POOR LEGISLATIVE JUDGMENT, NOT RISING PENSION COSTS ARE INFLATING BUDGETS
By Steven Tavares
Unions contend Sacramento is waging a war on its hard-fought employee benefits. Schwarzenegger convinced a small, but notable group of public employee unions to slash benefits for new hires, but other groups may not be as helpful until a possible Democratic governor takes over next year. A recent piece by George Skelton in the Los Angeles Times says public employees and their benefits, though, are not the problem and are taking the undeserved brunt of calls for budget reform in California.
"One persistent myth about the perpetually bleeding state budget is that it's all the fault of public employee unions," wrote Skelton. "In truth, California's budget nightmare stems from a devil's brew of sins: lack of discipline on both spending and tax-cutting in the past; an outdated and unreliable tax system too susceptible to economic booms and busts; the unhealthy dependence of local governments on Sacramento; and a dysfunctional state budgeting process that requires a gridlock-generating two-thirds majority vote."
Skelton says cutting benefits and wages has not lowered the state's $19 billion deficit--only raising taxes will help alleviate the situation. San Leandro is slated to contribute close to $10 million in pension costs. Its over $7 million deficit was barely balanced for this next fiscal year even though 350 of its city employees agreed for the second consecutive contract to take make contract concessions. San Leandro employees will pay more for their health care starting next year and lose nearly five percent of their salary through 12 furloughs days. The San Leandro police officers may also make concessions in the coming weeks to further lower the city's financial burden.

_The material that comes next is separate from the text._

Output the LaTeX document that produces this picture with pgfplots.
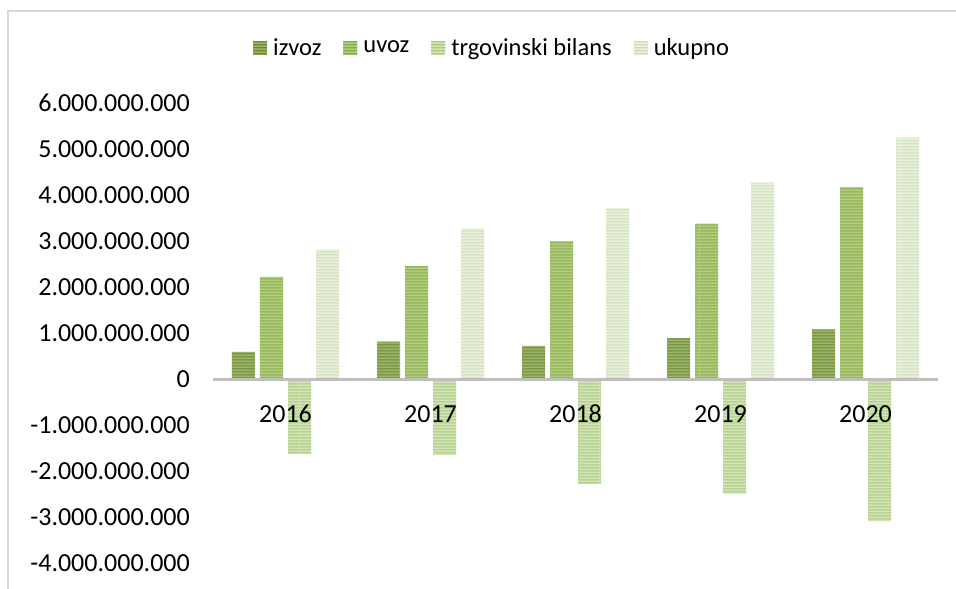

An illuminating article in last week's New York Times Sunday Magazine by Roger Lowenstein does well to explain how public pensions are positioned in the coming years to wreck state budgets across the country, but it is not solely the fault of pernicious public employees and their rascally job protections.
"Pension funds subsist on three revenue streams: contributions from employees; contributions from the employer; and investment earnings," said Lowenstein. "But public employers have often contributed less than the actuarially determined share, in effect borrowing against retirement plans to avoid having to cut budgets or raise taxes." Unsustainable returns and dubious investment plans have also put pressure on state funding of pension, said Lowenstein.
Conversely, you can easily find a pro-business, anti-union argument calling for lower expenditures to public workers without mentioning how the budget decisions in state capitols contributed far more to the crisis than ballooning worker benefits. A opinion piece from January in the Wall Street Journal by Steven Greenhut puts the onus solely on workers with typical emphasis on the minuscule number of public employees who earn pensions of over $100,000 at the relative young age of 50. For good measure, Greenhut also slips in the conservative conceit of union-splitting union by calling on members to vote on the organization's political involvement.
In San Leandro, it is interesting that mayoral candidate Stephen Cassidy has called on city employees to pay more towards their own pension, while Mayor Tony Santos has publicly massaged his overwhelming union support in the city. Santos, though, has pulled on both sides of the argument masterfully by describing Cassidy as a conservative because of his stances on public employees and their pension, while he has made significant cuts with layoffs, wages and pensions for new hires. Santos said recently Cassidy's idea for lowering the city's responsibility to city employees was "disingenuous" since any changes are subject to collective bargaining, but Santos might be amendable to some sort of two-tier system proposed by some on the right where new hires receive a less generous package than existing employees.
The clamor for deep-rooted pension reform is supported by a vast majority of Californians. A generation of public employees earning less money and benefits coexisting with those making far more appears to be the path sought by weak-kneed political expediency and a slight defeat for proponents of labor.
PHOTO: Members of the California Assembly in chambers.